■ **EXERCISE DETAILS**
Determine the number of lines in the data that include the word "chart", and write only that number.

■ **GIVEN DATA**
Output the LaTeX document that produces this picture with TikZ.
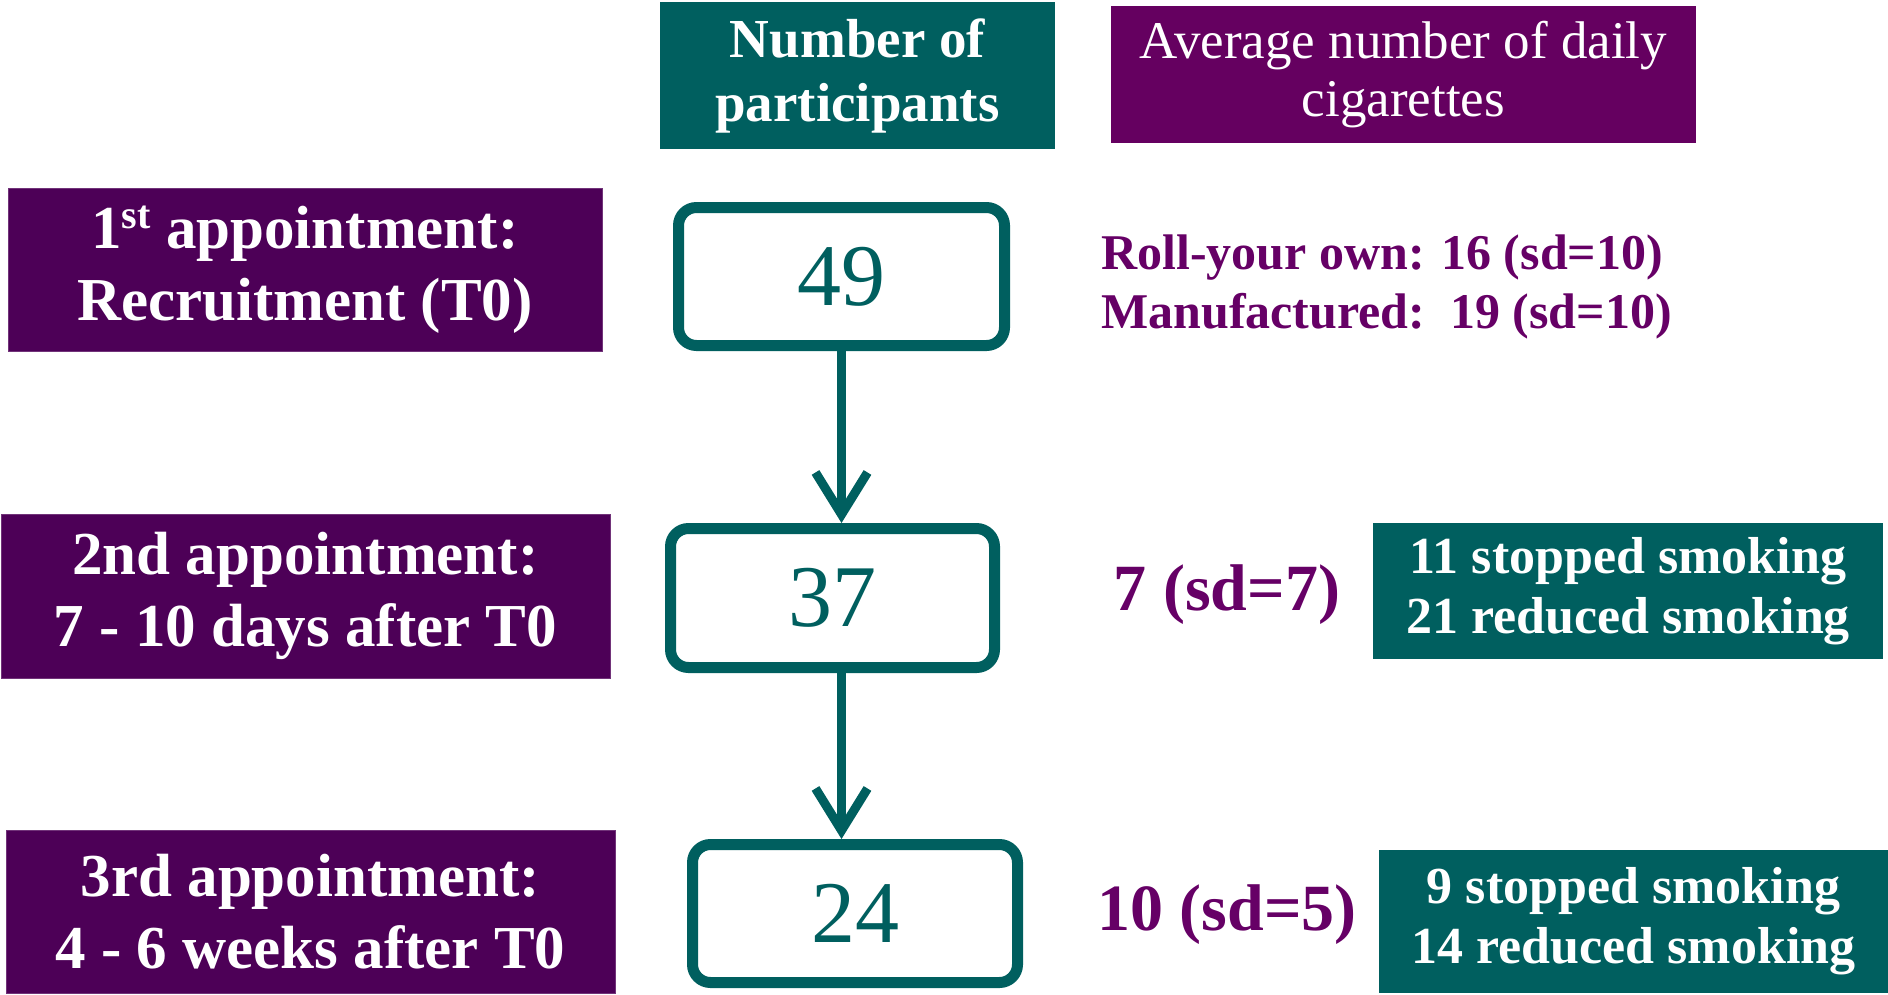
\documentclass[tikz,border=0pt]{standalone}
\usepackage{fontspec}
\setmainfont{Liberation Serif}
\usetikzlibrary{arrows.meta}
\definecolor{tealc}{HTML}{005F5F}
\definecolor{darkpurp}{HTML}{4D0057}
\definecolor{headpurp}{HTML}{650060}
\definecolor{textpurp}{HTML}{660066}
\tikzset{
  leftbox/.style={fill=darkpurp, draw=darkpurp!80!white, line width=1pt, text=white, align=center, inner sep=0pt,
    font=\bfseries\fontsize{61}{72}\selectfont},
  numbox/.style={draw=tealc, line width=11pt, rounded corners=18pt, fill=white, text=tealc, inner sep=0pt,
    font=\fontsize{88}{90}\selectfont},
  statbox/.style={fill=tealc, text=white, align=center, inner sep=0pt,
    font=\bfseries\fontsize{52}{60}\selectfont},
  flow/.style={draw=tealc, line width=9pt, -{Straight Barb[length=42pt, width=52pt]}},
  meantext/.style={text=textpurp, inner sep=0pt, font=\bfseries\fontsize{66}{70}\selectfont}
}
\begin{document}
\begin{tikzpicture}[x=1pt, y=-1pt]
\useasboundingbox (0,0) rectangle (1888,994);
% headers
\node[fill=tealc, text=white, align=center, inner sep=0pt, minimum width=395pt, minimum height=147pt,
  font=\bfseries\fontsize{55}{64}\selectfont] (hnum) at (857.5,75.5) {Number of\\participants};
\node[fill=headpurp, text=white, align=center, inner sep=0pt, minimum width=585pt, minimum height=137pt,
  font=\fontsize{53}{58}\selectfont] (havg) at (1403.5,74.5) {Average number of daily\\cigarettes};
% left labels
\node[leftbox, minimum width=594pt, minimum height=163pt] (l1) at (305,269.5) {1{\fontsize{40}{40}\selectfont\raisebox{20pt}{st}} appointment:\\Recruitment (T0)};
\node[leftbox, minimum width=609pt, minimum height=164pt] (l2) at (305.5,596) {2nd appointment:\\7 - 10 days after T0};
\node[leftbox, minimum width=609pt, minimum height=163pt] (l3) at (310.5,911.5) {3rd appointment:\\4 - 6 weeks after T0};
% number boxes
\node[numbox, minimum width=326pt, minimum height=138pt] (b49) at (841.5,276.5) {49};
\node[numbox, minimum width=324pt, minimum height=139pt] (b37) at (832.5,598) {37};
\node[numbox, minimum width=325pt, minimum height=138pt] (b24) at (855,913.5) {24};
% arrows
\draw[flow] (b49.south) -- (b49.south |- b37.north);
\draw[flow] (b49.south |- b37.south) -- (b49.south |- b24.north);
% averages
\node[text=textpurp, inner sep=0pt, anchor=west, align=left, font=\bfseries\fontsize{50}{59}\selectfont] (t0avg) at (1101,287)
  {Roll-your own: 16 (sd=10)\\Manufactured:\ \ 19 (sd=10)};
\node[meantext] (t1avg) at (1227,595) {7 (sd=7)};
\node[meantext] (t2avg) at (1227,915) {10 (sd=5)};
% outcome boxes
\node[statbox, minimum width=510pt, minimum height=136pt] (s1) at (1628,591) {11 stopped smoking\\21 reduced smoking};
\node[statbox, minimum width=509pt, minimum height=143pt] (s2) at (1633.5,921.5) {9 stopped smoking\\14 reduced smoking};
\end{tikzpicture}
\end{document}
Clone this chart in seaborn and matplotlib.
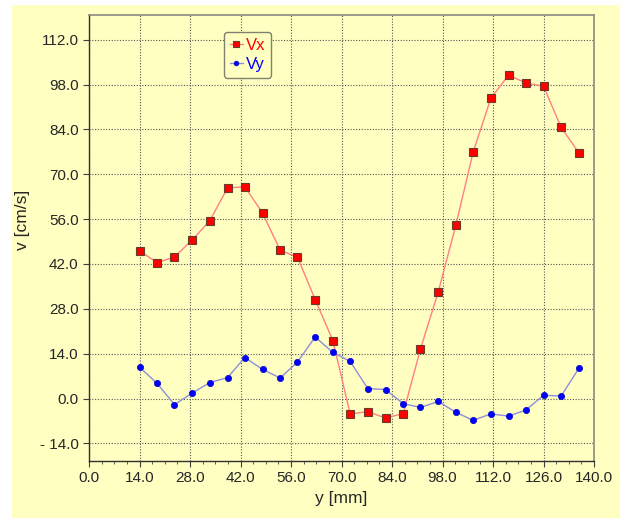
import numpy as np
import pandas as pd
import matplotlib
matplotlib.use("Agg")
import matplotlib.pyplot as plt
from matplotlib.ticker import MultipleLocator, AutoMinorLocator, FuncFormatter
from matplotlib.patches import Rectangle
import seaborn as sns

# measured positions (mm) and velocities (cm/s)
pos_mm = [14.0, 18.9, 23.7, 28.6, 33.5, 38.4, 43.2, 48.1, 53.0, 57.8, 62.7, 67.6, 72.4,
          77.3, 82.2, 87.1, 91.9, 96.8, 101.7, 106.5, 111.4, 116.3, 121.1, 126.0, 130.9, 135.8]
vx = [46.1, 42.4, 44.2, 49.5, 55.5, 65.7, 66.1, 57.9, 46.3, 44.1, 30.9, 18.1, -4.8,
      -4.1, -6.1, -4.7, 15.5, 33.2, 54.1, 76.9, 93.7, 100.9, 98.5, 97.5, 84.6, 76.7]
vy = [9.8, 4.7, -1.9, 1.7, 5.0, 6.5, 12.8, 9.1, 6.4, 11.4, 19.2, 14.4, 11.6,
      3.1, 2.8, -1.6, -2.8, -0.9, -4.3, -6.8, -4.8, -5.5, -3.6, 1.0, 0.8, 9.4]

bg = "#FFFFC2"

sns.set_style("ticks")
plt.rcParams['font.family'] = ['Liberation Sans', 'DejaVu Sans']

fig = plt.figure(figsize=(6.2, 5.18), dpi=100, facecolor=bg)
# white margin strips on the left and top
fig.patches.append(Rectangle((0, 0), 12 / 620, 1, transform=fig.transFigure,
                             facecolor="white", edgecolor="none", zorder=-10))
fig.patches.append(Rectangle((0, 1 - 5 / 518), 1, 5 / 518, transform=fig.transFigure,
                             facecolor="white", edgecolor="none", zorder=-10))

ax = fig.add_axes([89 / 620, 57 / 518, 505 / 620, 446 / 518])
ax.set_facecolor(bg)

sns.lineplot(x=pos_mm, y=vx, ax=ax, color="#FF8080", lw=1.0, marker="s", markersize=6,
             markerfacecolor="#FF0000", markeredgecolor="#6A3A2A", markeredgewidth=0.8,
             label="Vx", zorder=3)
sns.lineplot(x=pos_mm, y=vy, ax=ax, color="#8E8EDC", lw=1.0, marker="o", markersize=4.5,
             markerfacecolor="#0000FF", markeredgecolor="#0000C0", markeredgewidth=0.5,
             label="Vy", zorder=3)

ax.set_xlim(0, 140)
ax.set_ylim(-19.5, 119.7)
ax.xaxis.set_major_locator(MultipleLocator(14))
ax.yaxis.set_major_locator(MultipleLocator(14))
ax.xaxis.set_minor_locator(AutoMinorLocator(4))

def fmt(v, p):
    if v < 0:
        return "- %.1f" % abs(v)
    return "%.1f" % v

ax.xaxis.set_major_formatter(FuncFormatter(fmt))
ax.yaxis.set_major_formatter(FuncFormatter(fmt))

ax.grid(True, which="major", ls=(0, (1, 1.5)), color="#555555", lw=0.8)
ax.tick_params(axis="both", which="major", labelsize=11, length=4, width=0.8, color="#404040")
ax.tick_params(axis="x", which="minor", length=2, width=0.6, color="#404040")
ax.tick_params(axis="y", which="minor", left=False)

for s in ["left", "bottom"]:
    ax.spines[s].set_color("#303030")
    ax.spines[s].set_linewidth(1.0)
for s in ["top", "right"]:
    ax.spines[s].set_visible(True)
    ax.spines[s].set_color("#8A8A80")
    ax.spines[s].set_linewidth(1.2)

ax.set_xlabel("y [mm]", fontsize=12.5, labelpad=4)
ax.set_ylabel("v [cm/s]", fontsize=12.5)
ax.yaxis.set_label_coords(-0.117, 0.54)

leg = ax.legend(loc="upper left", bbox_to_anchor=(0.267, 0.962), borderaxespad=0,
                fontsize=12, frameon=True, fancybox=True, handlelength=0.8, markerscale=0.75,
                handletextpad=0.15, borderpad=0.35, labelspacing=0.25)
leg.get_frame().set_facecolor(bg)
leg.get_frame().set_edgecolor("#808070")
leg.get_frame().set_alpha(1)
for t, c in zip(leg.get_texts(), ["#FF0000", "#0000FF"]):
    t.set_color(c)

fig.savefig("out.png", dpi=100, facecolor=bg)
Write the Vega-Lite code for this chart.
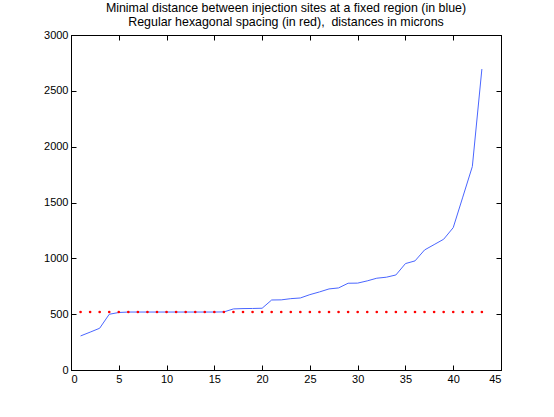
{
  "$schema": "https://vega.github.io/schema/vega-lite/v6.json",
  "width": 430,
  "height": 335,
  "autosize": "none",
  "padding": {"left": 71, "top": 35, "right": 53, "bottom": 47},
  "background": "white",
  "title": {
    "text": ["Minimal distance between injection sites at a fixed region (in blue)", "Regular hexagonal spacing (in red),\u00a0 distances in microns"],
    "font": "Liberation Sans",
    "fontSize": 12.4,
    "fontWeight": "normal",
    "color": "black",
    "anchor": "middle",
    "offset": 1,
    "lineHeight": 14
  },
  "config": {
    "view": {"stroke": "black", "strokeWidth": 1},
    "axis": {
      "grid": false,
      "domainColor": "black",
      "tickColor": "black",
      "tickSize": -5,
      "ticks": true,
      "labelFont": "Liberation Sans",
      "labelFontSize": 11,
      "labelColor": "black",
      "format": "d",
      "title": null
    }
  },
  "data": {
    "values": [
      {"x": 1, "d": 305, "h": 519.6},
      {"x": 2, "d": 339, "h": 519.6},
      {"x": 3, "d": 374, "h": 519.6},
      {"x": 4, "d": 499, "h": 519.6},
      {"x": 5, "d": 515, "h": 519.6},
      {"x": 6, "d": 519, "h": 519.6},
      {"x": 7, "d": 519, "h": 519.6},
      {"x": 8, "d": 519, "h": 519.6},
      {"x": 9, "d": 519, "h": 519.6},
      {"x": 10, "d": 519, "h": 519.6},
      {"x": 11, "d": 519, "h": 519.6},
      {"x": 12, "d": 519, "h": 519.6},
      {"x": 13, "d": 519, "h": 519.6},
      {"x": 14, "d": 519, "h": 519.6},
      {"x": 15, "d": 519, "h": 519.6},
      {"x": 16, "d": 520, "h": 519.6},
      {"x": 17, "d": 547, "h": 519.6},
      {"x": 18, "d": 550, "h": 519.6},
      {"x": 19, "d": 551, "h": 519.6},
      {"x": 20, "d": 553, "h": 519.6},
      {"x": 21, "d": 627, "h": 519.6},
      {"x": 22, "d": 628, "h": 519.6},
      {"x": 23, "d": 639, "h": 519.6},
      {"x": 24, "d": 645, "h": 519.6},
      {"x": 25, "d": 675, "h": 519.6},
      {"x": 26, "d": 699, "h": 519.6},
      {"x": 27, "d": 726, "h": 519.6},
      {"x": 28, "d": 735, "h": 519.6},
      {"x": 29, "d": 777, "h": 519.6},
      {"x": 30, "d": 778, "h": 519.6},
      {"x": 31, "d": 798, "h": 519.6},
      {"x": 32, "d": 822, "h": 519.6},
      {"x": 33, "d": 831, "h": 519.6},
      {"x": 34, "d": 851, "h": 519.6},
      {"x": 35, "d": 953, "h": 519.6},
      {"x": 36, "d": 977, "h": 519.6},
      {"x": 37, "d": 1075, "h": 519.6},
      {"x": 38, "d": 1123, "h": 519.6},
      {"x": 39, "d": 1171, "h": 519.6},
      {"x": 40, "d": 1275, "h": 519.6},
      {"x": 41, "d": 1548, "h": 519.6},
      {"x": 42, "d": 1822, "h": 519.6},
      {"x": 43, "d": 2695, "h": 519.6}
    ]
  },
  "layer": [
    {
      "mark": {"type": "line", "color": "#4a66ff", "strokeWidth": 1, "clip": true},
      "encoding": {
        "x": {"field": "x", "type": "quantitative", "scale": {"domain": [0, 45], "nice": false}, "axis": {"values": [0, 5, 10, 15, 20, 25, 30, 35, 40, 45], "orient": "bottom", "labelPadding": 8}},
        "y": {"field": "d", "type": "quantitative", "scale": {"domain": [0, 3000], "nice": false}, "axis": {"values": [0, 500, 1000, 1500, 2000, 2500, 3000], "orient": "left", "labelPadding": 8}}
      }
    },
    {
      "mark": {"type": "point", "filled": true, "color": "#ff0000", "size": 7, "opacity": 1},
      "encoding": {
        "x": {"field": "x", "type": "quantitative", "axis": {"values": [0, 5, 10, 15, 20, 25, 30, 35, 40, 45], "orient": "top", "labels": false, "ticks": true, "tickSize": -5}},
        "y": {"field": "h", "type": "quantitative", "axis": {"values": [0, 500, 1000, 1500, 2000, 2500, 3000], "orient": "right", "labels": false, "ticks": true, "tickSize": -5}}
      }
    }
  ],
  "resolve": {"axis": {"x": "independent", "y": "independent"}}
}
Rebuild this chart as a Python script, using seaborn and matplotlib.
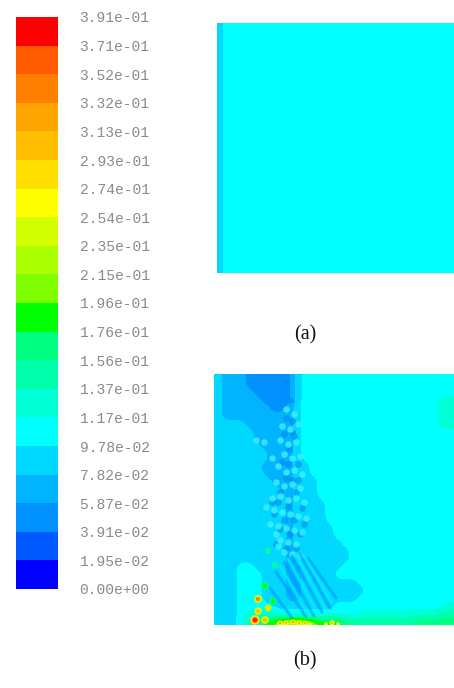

■ **RESPONSE**
3